Consequently, it's common for tile setters to jam coins under the toilet bowl to prevent that rocking OR caulk around the base of the bowl to minimize movement of the bowl. The caulk around the front of your bowl was very possibly put there by the people who tiled the floor to prevent the bowl from rocking.

Really, the place to caulk is around the toilet floor flange and to caulk up any holes in the floor flange itself. That way, if your wax seal leaks, the water won't leak into the floor to cause wood rot or water damage to the ceiling below. It'll leak out onto the floor beside the toilet to alert you of a leaking wax seal.

A caulk called Kop-R-Lastic sticks well to both ABS and PVC floor flanges. Both Kop-R-Lastic and Stone Mason Gutter & Siding Sealant are exactly the same caulk being sold in different tubes by the same manufacturer. In Canada, both products are made by the U.S.E. Hickson Company and in the US, both are made by the Henrys company. In Canada, Home Depot sells Stone Mason Gutter & Siding Sealant, but only in the area of the store where they sell evestroughing materials; not in their painting area. Also, Kop-R-Lastic can be ordered in about 10 different colours, but Home Depot only sells Stone Mason Gutter & Siding Sealant in white and clear. Use this stuff to caulk around your toilet floor flange the next time you take the toilet off.
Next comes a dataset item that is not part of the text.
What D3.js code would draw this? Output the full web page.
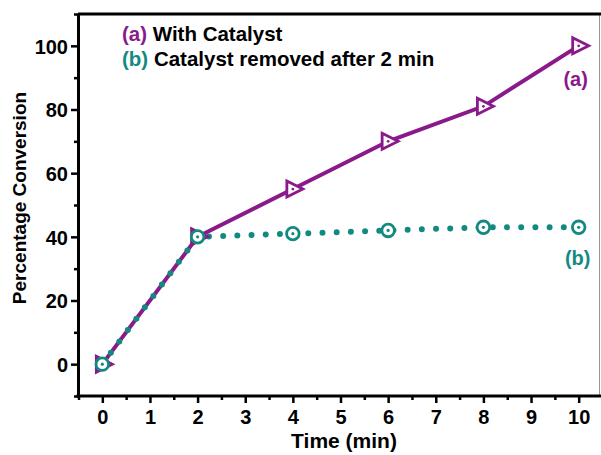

Stone Mason Gutter & Siding Sealant is my favouritest caulk. It sticks well right away, so that it has good ADhesion to building materials, but over the course of the next three to five years, the synthetic rubber molecules in it crosslink with each other, making it a bit stiffer, but raising it's COhesive strength above it's adhesive strength. That means it sticks to itself even better than it sticks to common construction materials. That's a real advantage because if you ever want to remove the stuff, you just get one end of it started, and it pulls off like a rubber rope. It is hard to pull it off, but it pulls off cleanly, making the job of re-caulking very much faster and easier because completely removing the old caulk only takes a minute. I won't use any other caulk on the 66 windows in my building because with this stuff, insufficient adhesion is never a problem, but removing it when you want/need to is a breeze.